*Your task*
Print exactly the lines that run from the line containing "Emit a Python" to the line containing "plt.rcParams['mathtext.fontset'] = 'cm'", both included, and nothing else; pictures stay out.

Code that draws figures
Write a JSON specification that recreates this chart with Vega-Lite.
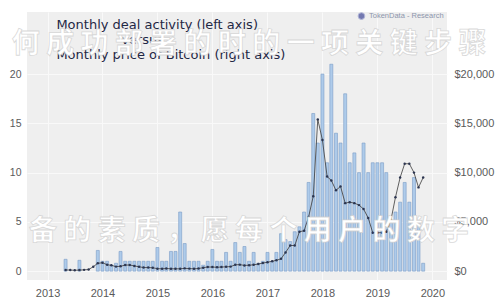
{
  "$schema": "https://vega.github.io/schema/vega-lite/v6.json",
  "width": 420,
  "height": 268,
  "autosize": "none",
  "padding": {"left": 27, "top": 12, "right": 53, "bottom": 20},
  "background": "white",
  "config": {
    "view": {"stroke": null, "fill": "#efefef"},
    "axis": {"domain": false, "ticks": false, "gridColor": "#f9f9f9", "gridWidth": 1, "labelColor": "#5a5a5a", "labelFont": "Liberation Sans", "labelFontSize": 10.5, "title": null}
  },
  "datasets": {
    "deals": [
      {"date": "2013-05-01", "deals": 1.2}, {"date": "2013-08-01", "deals": 1.1}, {"date": "2013-12-01", "deals": 2.1},
      {"date": "2014-01-01", "deals": 1}, {"date": "2014-02-01", "deals": 1}, {"date": "2014-03-01", "deals": 0.6}, {"date": "2014-04-01", "deals": 0.8}, {"date": "2014-05-01", "deals": 2}, {"date": "2014-06-01", "deals": 1}, {"date": "2014-07-01", "deals": 1}, {"date": "2014-08-01", "deals": 1}, {"date": "2014-09-01", "deals": 1}, {"date": "2014-10-01", "deals": 1}, {"date": "2014-11-01", "deals": 1}, {"date": "2014-12-01", "deals": 1},
      {"date": "2015-01-01", "deals": 2.4}, {"date": "2015-02-01", "deals": 1}, {"date": "2015-03-01", "deals": 1}, {"date": "2015-04-01", "deals": 2}, {"date": "2015-05-01", "deals": 2}, {"date": "2015-06-01", "deals": 6}, {"date": "2015-07-01", "deals": 2.8}, {"date": "2015-08-01", "deals": 1}, {"date": "2015-09-01", "deals": 1}, {"date": "2015-10-01", "deals": 1}, {"date": "2015-11-01", "deals": 0.6}, {"date": "2015-12-01", "deals": 1},
      {"date": "2016-01-01", "deals": 2.2}, {"date": "2016-02-01", "deals": 1}, {"date": "2016-03-01", "deals": 1}, {"date": "2016-04-01", "deals": 1.9}, {"date": "2016-05-01", "deals": 1}, {"date": "2016-06-01", "deals": 2.9}, {"date": "2016-07-01", "deals": 1.9}, {"date": "2016-08-01", "deals": 2.5}, {"date": "2016-09-01", "deals": 1}, {"date": "2016-10-01", "deals": 1.9}, {"date": "2016-11-01", "deals": 0.8}, {"date": "2016-12-01", "deals": 1},
      {"date": "2017-01-01", "deals": 1.9}, {"date": "2017-02-01", "deals": 1}, {"date": "2017-03-01", "deals": 1.9}, {"date": "2017-04-01", "deals": 3.8}, {"date": "2017-05-01", "deals": 3.2}, {"date": "2017-06-01", "deals": 3}, {"date": "2017-07-01", "deals": 4}, {"date": "2017-08-01", "deals": 4.5}, {"date": "2017-09-01", "deals": 6}, {"date": "2017-10-01", "deals": 9}, {"date": "2017-11-01", "deals": 16}, {"date": "2017-12-01", "deals": 13},
      {"date": "2018-01-01", "deals": 20}, {"date": "2018-02-01", "deals": 11}, {"date": "2018-03-01", "deals": 21}, {"date": "2018-04-01", "deals": 14}, {"date": "2018-05-01", "deals": 13}, {"date": "2018-06-01", "deals": 18}, {"date": "2018-07-01", "deals": 11}, {"date": "2018-08-01", "deals": 12}, {"date": "2018-09-01", "deals": 10}, {"date": "2018-10-01", "deals": 13}, {"date": "2018-11-01", "deals": 10}, {"date": "2018-12-01", "deals": 11},
      {"date": "2019-01-01", "deals": 11}, {"date": "2019-02-01", "deals": 11}, {"date": "2019-03-01", "deals": 10}, {"date": "2019-04-01", "deals": 5}, {"date": "2019-05-01", "deals": 6}, {"date": "2019-06-01", "deals": 7}, {"date": "2019-07-01", "deals": 9}, {"date": "2019-08-01", "deals": 7}, {"date": "2019-09-01", "deals": 9.5}, {"date": "2019-10-01", "deals": 5}, {"date": "2019-11-01", "deals": 0.8}
    ],
    "price": [
      {"date": "2013-05-01", "price": 120}, {"date": "2013-06-01", "price": 108}, {"date": "2013-07-01", "price": 90}, {"date": "2013-08-01", "price": 105}, {"date": "2013-09-01", "price": 130}, {"date": "2013-10-01", "price": 160}, {"date": "2013-11-01", "price": 450}, {"date": "2013-12-01", "price": 800},
      {"date": "2014-01-01", "price": 850}, {"date": "2014-02-01", "price": 650}, {"date": "2014-03-01", "price": 590}, {"date": "2014-04-01", "price": 460}, {"date": "2014-05-01", "price": 490}, {"date": "2014-06-01", "price": 615}, {"date": "2014-07-01", "price": 620}, {"date": "2014-08-01", "price": 530}, {"date": "2014-09-01", "price": 440}, {"date": "2014-10-01", "price": 365}, {"date": "2014-11-01", "price": 365}, {"date": "2014-12-01", "price": 340},
      {"date": "2015-01-01", "price": 250}, {"date": "2015-02-01", "price": 235}, {"date": "2015-03-01", "price": 270}, {"date": "2015-04-01", "price": 235}, {"date": "2015-05-01", "price": 237}, {"date": "2015-06-01", "price": 237}, {"date": "2015-07-01", "price": 280}, {"date": "2015-08-01", "price": 255}, {"date": "2015-09-01", "price": 235}, {"date": "2015-10-01", "price": 265}, {"date": "2015-11-01", "price": 350}, {"date": "2015-12-01", "price": 420},
      {"date": "2016-01-01", "price": 410}, {"date": "2016-02-01", "price": 400}, {"date": "2016-03-01", "price": 415}, {"date": "2016-04-01", "price": 435}, {"date": "2016-05-01", "price": 460}, {"date": "2016-06-01", "price": 640}, {"date": "2016-07-01", "price": 660}, {"date": "2016-08-01", "price": 580}, {"date": "2016-09-01", "price": 605}, {"date": "2016-10-01", "price": 640}, {"date": "2016-11-01", "price": 720}, {"date": "2016-12-01", "price": 820},
      {"date": "2017-01-01", "price": 900}, {"date": "2017-02-01", "price": 1000}, {"date": "2017-03-01", "price": 1100}, {"date": "2017-04-01", "price": 1250}, {"date": "2017-05-01", "price": 1900}, {"date": "2017-06-01", "price": 2600}, {"date": "2017-07-01", "price": 2600}, {"date": "2017-08-01", "price": 4000}, {"date": "2017-09-01", "price": 4100}, {"date": "2017-10-01", "price": 5500}, {"date": "2017-11-01", "price": 7600}, {"date": "2017-12-01", "price": 15400},
      {"date": "2018-01-01", "price": 13300}, {"date": "2018-02-01", "price": 9600}, {"date": "2018-03-01", "price": 9200}, {"date": "2018-04-01", "price": 8200}, {"date": "2018-05-01", "price": 8600}, {"date": "2018-06-01", "price": 6900}, {"date": "2018-07-01", "price": 7000}, {"date": "2018-08-01", "price": 6900}, {"date": "2018-09-01", "price": 6700}, {"date": "2018-10-01", "price": 6300}, {"date": "2018-11-01", "price": 5400}, {"date": "2018-12-01", "price": 3900},
      {"date": "2019-01-01", "price": 3900}, {"date": "2019-02-01", "price": 3900}, {"date": "2019-03-01", "price": 4000}, {"date": "2019-04-01", "price": 5200}, {"date": "2019-05-01", "price": 7500}, {"date": "2019-06-01", "price": 9500}, {"date": "2019-07-01", "price": 10900}, {"date": "2019-08-01", "price": 10900}, {"date": "2019-09-01", "price": 10000}, {"date": "2019-10-01", "price": 8500}, {"date": "2019-11-01", "price": 9500}
    ],
    "titles": [
      {"date": "2013-03-01", "v": 24.98, "label": "Monthly deal activity (left axis)"},
      {"date": "2014-05-05", "v": 23.45, "label": "versus"},
      {"date": "2013-03-01", "v": 21.92, "label": "Monthly price of Bitcoin (right axis)"}
    ],
    "credit": [
      {"date": "2018-11-06", "v": 25.89, "label": "TokenData - Research"}
    ],
    "logo": [
      {"date": "2018-09-17", "v": 25.89}
    ],
    "watermark": [
      {"date": "2016-09-01", "v": 22.95, "label": "何 成 功 部 署 的 时 的 一 项 关 键 步 骤"},
      {"date": "2016-09-01", "v": 3.98, "label": "备 的 素 质 ， 愿 每 个 用 户 的 数 字"}
    ]
  },
  "layer": [
    {
      "data": {"name": "deals"},
      "mark": {"type": "bar", "size": 3, "fill": "#aecbea", "stroke": "#7b9cc6", "strokeWidth": 0.6},
      "encoding": {
        "x": {"field": "date", "type": "temporal",
          "scale": {"domain": ["2012-09-20", "2020-03-05"]},
          "axis": {"format": "%Y", "tickCount": {"interval": "year", "step": 1}, "labelPadding": 7, "labelFontSize": 11, "grid": true}},
        "y": {"field": "deals", "type": "quantitative", "scale": {"domain": [-0.9, 26.3], "nice": false, "zero": false},
          "axis": {"orient": "left", "values": [0, 5, 10, 15, 20], "labelPadding": 6, "grid": true}}
      }
    },
    {
      "data": {"name": "price"},
      "mark": {"type": "line", "color": "#3a3a3a", "strokeWidth": 0.8, "point": {"filled": true, "size": 6, "color": "#2c3550"}},
      "encoding": {
        "x": {"field": "date", "type": "temporal"},
        "y": {"field": "price", "type": "quantitative", "scale": {"domain": [-900, 26300], "nice": false, "zero": false},
          "axis": {"orient": "right", "values": [0, 5000, 10000, 15000, 20000], "format": "$,.0f", "labelPadding": 7, "labelFontSize": 11, "grid": false}}
      }
    },
    {
      "data": {"name": "titles"},
      "mark": {"type": "text", "align": "left", "baseline": "middle", "font": "DejaVu Sans", "fontSize": 13, "color": "#1f2845"},
      "encoding": {
        "x": {"field": "date", "type": "temporal"},
        "y": {"field": "v", "type": "quantitative", "scale": {"domain": [-0.9, 26.3], "nice": false, "zero": false}, "axis": null},
        "text": {"field": "label"}
      }
    },
    {
      "data": {"name": "logo"},
      "mark": {"type": "point", "filled": true, "size": 45, "color": "#3f4796", "stroke": "#9aa0d0", "strokeWidth": 1},
      "encoding": {
        "x": {"field": "date", "type": "temporal"},
        "y": {"field": "v", "type": "quantitative", "scale": {"domain": [-0.9, 26.3], "nice": false, "zero": false}, "axis": null}
      }
    },
    {
      "data": {"name": "credit"},
      "mark": {"type": "text", "align": "left", "baseline": "middle", "font": "Liberation Sans", "fontSize": 7.5, "color": "#8d96ad"},
      "encoding": {
        "x": {"field": "date", "type": "temporal"},
        "y": {"field": "v", "type": "quantitative", "scale": {"domain": [-0.9, 26.3], "nice": false, "zero": false}, "axis": null},
        "text": {"field": "label"}
      }
    },
    {
      "data": {"name": "watermark"},
      "mark": {"type": "text", "align": "center", "baseline": "middle", "font": "Noto Sans CJK SC", "fontSize": 28, "fontWeight": "bold", "color": "#ffffff", "stroke": "#cfcfcf", "strokeWidth": 0.8, "strokeOpacity": 0.8},
      "encoding": {
        "x": {"field": "date", "type": "temporal"},
        "y": {"field": "v", "type": "quantitative", "scale": {"domain": [-0.9, 26.3], "nice": false, "zero": false}, "axis": null},
        "text": {"field": "label"}
      }
    }
  ],
  "resolve": {"scale": {"y": "independent"}}
}
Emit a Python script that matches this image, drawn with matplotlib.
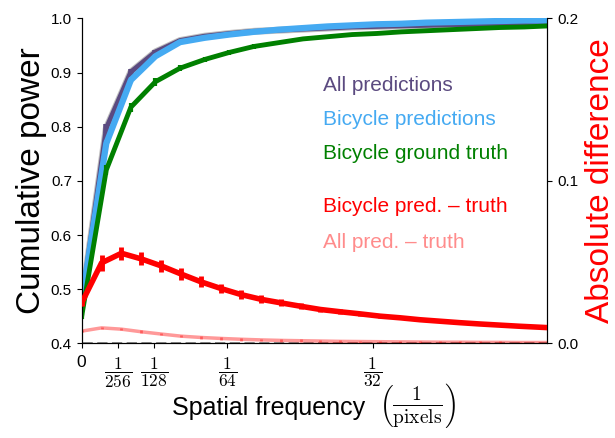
import matplotlib
matplotlib.use("Agg")
import matplotlib.pyplot as plt

plt.rcParams['font.family'] = ['Liberation Sans', 'DejaVu Sans']
plt.rcParams['mathtext.fontset'] = 'cm'

# frecuencias de las curvas acumuladas
freq_cum = [0, 0.00264, 0.00528, 0.00792, 0.01056, 0.0132, 0.01584, 0.01848,
            0.02112, 0.02376, 0.0264, 0.02904, 0.03168, 0.03432, 0.03696,
            0.0396, 0.04224, 0.04488, 0.04752, 0.05016]
all_pred = [0.475, 0.797, 0.901, 0.938, 0.959, 0.967, 0.972, 0.976, 0.978,
            0.980, 0.982, 0.984, 0.985, 0.986, 0.987, 0.988, 0.988, 0.989,
            0.989, 0.990]
all_pred_err = [0.004, 0.008, 0.005, 0.004, 0.003, 0.002, 0.001, 0.001, 0.001,
                0.001, 0.001, 0.001, 0.001, 0.001, 0.001, 0.001, 0.001, 0.001,
                0.001, 0.001]
bike_pred = [0.477, 0.769, 0.886, 0.930, 0.956, 0.964, 0.970, 0.975, 0.979,
             0.982, 0.985, 0.987, 0.989, 0.990, 0.992, 0.993, 0.994, 0.995,
             0.996, 0.996]
bike_pred_err = [0.004, 0.007, 0.005, 0.004, 0.003, 0.003, 0.002, 0.002, 0.002,
                 0.002, 0.002, 0.002, 0.002, 0.002, 0.002, 0.002, 0.002, 0.002,
                 0.002, 0.002]
bike_truth = [0.450, 0.720, 0.836, 0.883, 0.908, 0.924, 0.937, 0.948, 0.955,
              0.962, 0.966, 0.970, 0.972, 0.975, 0.977, 0.979, 0.981, 0.983,
              0.984, 0.986]
bike_truth_err = [0.004, 0.010, 0.008, 0.007, 0.006, 0.005, 0.004, 0.004, 0.003,
                  0.003, 0.003, 0.003, 0.003, 0.003, 0.003, 0.003, 0.003, 0.003,
                  0.003, 0.003]

# frecuencias de las diferencias
freq_diff = [0, 0.00214, 0.00427, 0.00641, 0.00855, 0.01068, 0.01282, 0.01496,
             0.0171, 0.01923, 0.02137, 0.02351, 0.02564, 0.02778, 0.02992,
             0.03205, 0.03419, 0.03633, 0.03846, 0.0406, 0.04274, 0.04487,
             0.04701, 0.04915, 0.05128]
bike_diff = [0.025, 0.0496, 0.0555, 0.0520, 0.0477, 0.0427, 0.0379, 0.0338,
             0.0301, 0.0272, 0.0250, 0.0229, 0.0209, 0.0195, 0.0182, 0.0168,
             0.0158, 0.0146, 0.0137, 0.0128, 0.0120, 0.0113, 0.0106, 0.0100,
             0.0094]
bike_diff_err = [0.002, 0.0048, 0.0040, 0.0040, 0.0038, 0.0035, 0.0033, 0.0030,
                 0.0027, 0.0025, 0.0022, 0.0020, 0.0018, 0.0016, 0.0014, 0.0012,
                 0.0010, 0.0008, 0.0006, 0.0005, 0.0004, 0.0004, 0.0003, 0.0003,
                 0.0003]
all_diff = [0.0076, 0.0096, 0.0088, 0.0072, 0.0058, 0.0045, 0.0037, 0.0031,
            0.0026, 0.0022, 0.0019, 0.0017, 0.0015, 0.0013, 0.0012, 0.0011,
            0.0010, 0.0009, 0.0008, 0.0008, 0.0007, 0.0007, 0.0006, 0.0006,
            0.0006]
all_diff_err = [0.0008] * 12 + [0.0006] * 13

xticks = [0, 1 / 256, 1 / 128, 1 / 64, 1 / 32]
xticklabels = ['0', r'$\dfrac{1}{256}$', r'$\dfrac{1}{128}$', r'$\dfrac{1}{64}$', r'$\dfrac{1}{32}$']

c_all = '#5b4a80'
c_bike = '#45aaf2'
c_truth = 'green'
c_diff = 'red'

fig = plt.figure(figsize=(6.15, 4.38), dpi=100)
ax = fig.add_axes([0.1328, 0.2158, 0.7572, 0.7424])
ax2 = ax.twinx()

# curvas acumuladas (eje izquierdo)
ax.plot(freq_cum, all_pred, color='gray', lw=5, alpha=0.5, zorder=1)
ax.errorbar(freq_cum, all_pred, yerr=all_pred_err, color=c_all, lw=3.5,
            elinewidth=4, capsize=0, zorder=2)
ax.errorbar(freq_cum, bike_pred, yerr=bike_pred_err, color=c_bike, lw=4.5,
            elinewidth=3, capsize=0, zorder=3)
ax.errorbar(freq_cum, bike_truth, yerr=bike_truth_err, color=c_truth, lw=3.5,
            elinewidth=3, capsize=0, zorder=4)

ax.set_xlim(0, 0.05)
ax.set_ylim(0.4, 1.0)
ax.set_xticks(xticks)
ax.set_xticklabels(xticklabels)
ax.tick_params(axis='x', labelsize=12.5, pad=5)
ax.tick_params(axis='y', labelsize=11)
ax.set_ylabel('Cumulative power', fontsize=24)
ax.yaxis.set_label_coords(-0.075, 0.5)
ax.spines['top'].set_visible(False)

# etiqueta del eje x: texto y fracción por separado para centrar el paréntesis
fig.text(172 / 615, 1 - 415 / 438, 'Spatial frequency', fontsize=18,
         ha='left', va='baseline')
fig.text(379 / 615, 1 - 406 / 438, r'$\left(\frac{1}{\mathrm{pixels}}\right)$',
         fontsize=20, ha='left', va='center')

# diferencias (eje derecho)
ax2.axhline(0, color='0.35', lw=2, ls='--', alpha=0.8, zorder=1)
ax2.errorbar(freq_diff, all_diff, yerr=all_diff_err, color=c_diff, alpha=0.4,
             lw=2.5, elinewidth=2, capsize=0, zorder=2)
ax2.errorbar(freq_diff, bike_diff, yerr=bike_diff_err, color=c_diff, lw=4,
             elinewidth=3.5, capsize=0, zorder=3)
ax2.set_ylim(0, 0.2)
ax2.set_yticks([0, 0.1, 0.2])
ax2.tick_params(axis='y', labelsize=11)
ax2.set_ylabel('Absolute difference', color=c_diff, fontsize=24)
ax2.yaxis.set_label_coords(1.081, 0.5)
ax2.spines['top'].set_visible(False)

# etiquetas en lugar de leyenda
ax.text(0.518, 0.777, 'All predictions', color=c_all, fontsize=15, transform=ax.transAxes)
ax.text(0.518, 0.672, 'Bicycle predictions', color=c_bike, fontsize=15, transform=ax.transAxes)
ax.text(0.518, 0.567, 'Bicycle ground truth', color=c_truth, fontsize=15, transform=ax.transAxes)
ax.text(0.518, 0.404, 'Bicycle pred. \u2013 truth', color=c_diff, fontsize=15, transform=ax.transAxes)
ax.text(0.518, 0.294, 'All pred. \u2013 truth', color=c_diff, alpha=0.45, fontsize=15,
        transform=ax.transAxes)

fig.savefig('out.png', dpi=100)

*Result for this exercise*
Emit a Python script that matches this image, drawn with matplotlib.
import matplotlib
matplotlib.use("Agg")
import matplotlib.pyplot as plt

plt.rcParams['font.family'] = ['Liberation Sans', 'DejaVu Sans']
plt.rcParams['mathtext.fontset'] = 'cm'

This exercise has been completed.